→ Rows from a dataset of charts and code
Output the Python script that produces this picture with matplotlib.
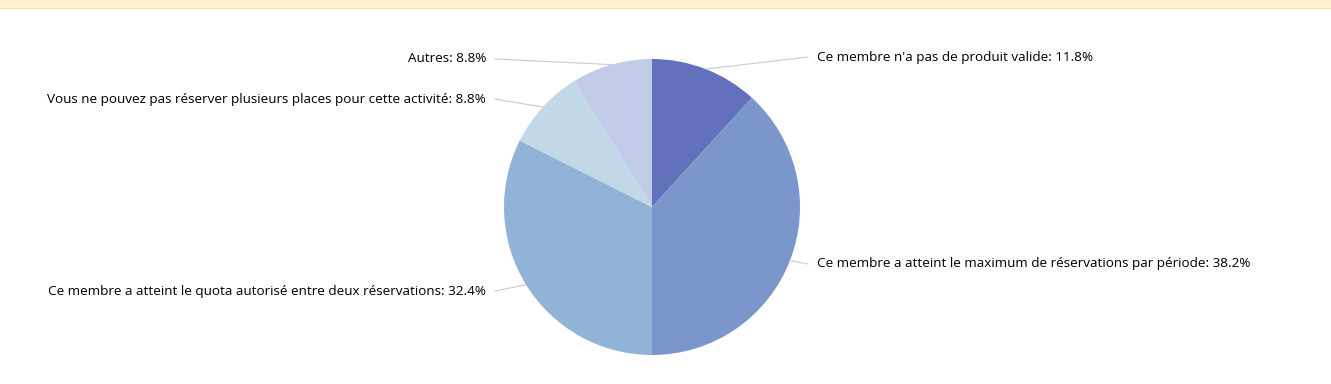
import numpy as np
import matplotlib.pyplot as plt
from matplotlib.patches import Rectangle

plt.rcParams["font.family"] = ["Open Sans", "DejaVu Sans"]

labels = [
    "Ce membre n'a pas de produit valide",
    "Ce membre a atteint le maximum de réservations par période",
    "Ce membre a atteint le quota autorisé entre deux réservations",
    "Vous ne pouvez pas réserver plusieurs places pour cette activité",
    "Autres",
]
shares = [11.8, 38.2, 32.4, 8.8, 8.8]
colors = ["#6371bd", "#7a96ca", "#91b3d5", "#c1d9e8", "#c2cce8"]

W, H = 1331, 384
fig = plt.figure(figsize=(W / 100, H / 100), dpi=100)
ax = fig.add_axes([0, 0, 1, 1])

# top banner
ax.add_patch(Rectangle((0, H - 7.5), W, 7.5, facecolor="#fff2cc", edgecolor="none"))
ax.plot([0, W], [H - 7.5, H - 7.5], color="#f3e2b0", lw=1)

cx, cy, r = 652, H - 207, 148
wedges, _ = ax.pie(shares, colors=colors, startangle=90, counterclock=False,
                   center=(cx, cy), radius=r, frame=True,
                   wedgeprops=dict(linewidth=0))
ax.set_xlim(0, W)
ax.set_ylim(0, H)
ax.set_aspect("equal")
ax.axis("off")

# label anchor positions (pixels from top) and side
anchors = [(808, 57, "left"), (808, 264, "left"), (495, 291, "right"),
           (495, 99, "right"), (495, 59, "right")]

for w, lab, val, (lx, ly, side) in zip(wedges, labels, shares, anchors):
    ang = np.deg2rad((w.theta1 + w.theta2) / 2)
    ex, ey = cx + r * np.cos(ang), cy + r * np.sin(ang)
    ax.plot([ex, lx], [ey, H - ly], color="#cccccc", lw=0.8)
    tx = lx + 9 if side == "left" else lx - 9
    ax.text(tx, H - ly, f"{lab}: {val}%", ha=side, va="center",
            fontsize=9.7, color="#000000")

fig.savefig("out.png", dpi=100)
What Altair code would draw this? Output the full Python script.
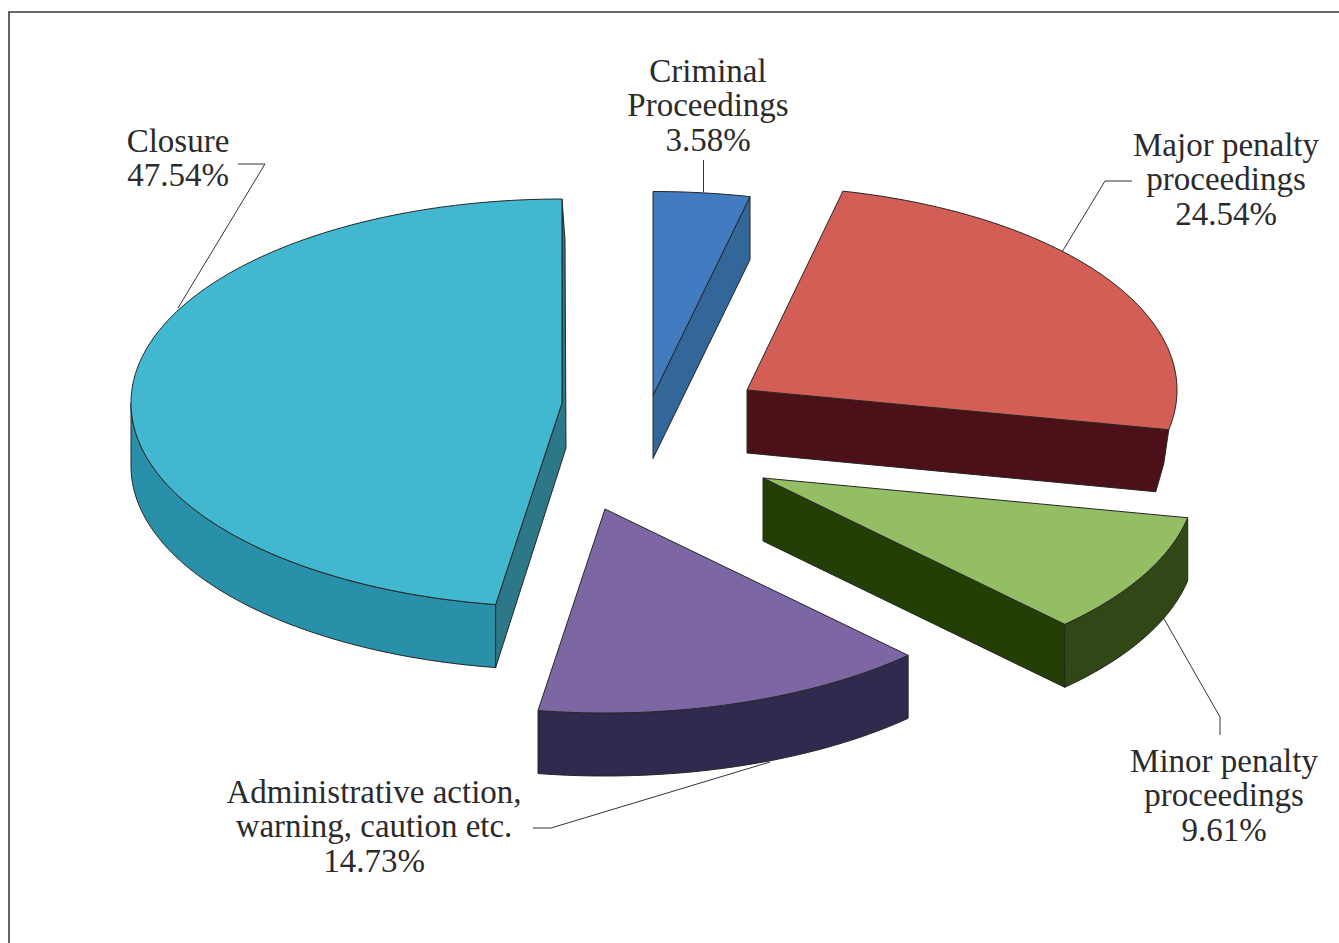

→ BRIEF
What is needed is an exact reproduction of the data, pictures excluded.

→ IN RESPONSE
Output the Python script that produces this picture with matplotlib.
import numpy as np
import matplotlib.pyplot as plt
from matplotlib.patches import Rectangle

plt.rcParams["font.family"] = ["Open Sans", "DejaVu Sans"]

labels = [
    "Ce membre n'a pas de produit valide",
    "Ce membre a atteint le maximum de réservations par période",
    "Ce membre a atteint le quota autorisé entre deux réservations",
    "Vous ne pouvez pas réserver plusieurs places pour cette activité",
    "Autres",
]
shares = [11.8, 38.2, 32.4, 8.8, 8.8]
colors = ["#6371bd", "#7a96ca", "#91b3d5", "#c1d9e8", "#c2cce8"]

W, H = 1331, 384
fig = plt.figure(figsize=(W / 100, H / 100), dpi=100)
ax = fig.add_axes([0, 0, 1, 1])

# top banner
ax.add_patch(Rectangle((0, H - 7.5), W, 7.5, facecolor="#fff2cc", edgecolor="none"))
ax.plot([0, W], [H - 7.5, H - 7.5], color="#f3e2b0", lw=1)

cx, cy, r = 652, H - 207, 148
wedges, _ = ax.pie(shares, colors=colors, startangle=90, counterclock=False,
                   center=(cx, cy), radius=r, frame=True,
                   wedgeprops=dict(linewidth=0))
ax.set_xlim(0, W)
ax.set_ylim(0, H)
ax.set_aspect("equal")
ax.axis("off")

# label anchor positions (pixels from top) and side
anchors = [(808, 57, "left"), (808, 264, "left"), (495, 291, "right"),
           (495, 99, "right"), (495, 59, "right")]

for w, lab, val, (lx, ly, side) in zip(wedges, labels, shares, anchors):
    ang = np.deg2rad((w.theta1 + w.theta2) / 2)
    ex, ey = cx + r * np.cos(ang), cy + r * np.sin(ang)
    ax.plot([ex, lx], [ey, H - ly], color="#cccccc", lw=0.8)
    tx = lx + 9 if side == "left" else lx - 9
    ax.text(tx, H - ly, f"{lab}: {val}%", ha=side, va="center",
            fontsize=9.7, color="#000000")

fig.savefig("out.png", dpi=100)
What Altair code would draw this? Output the full Python script.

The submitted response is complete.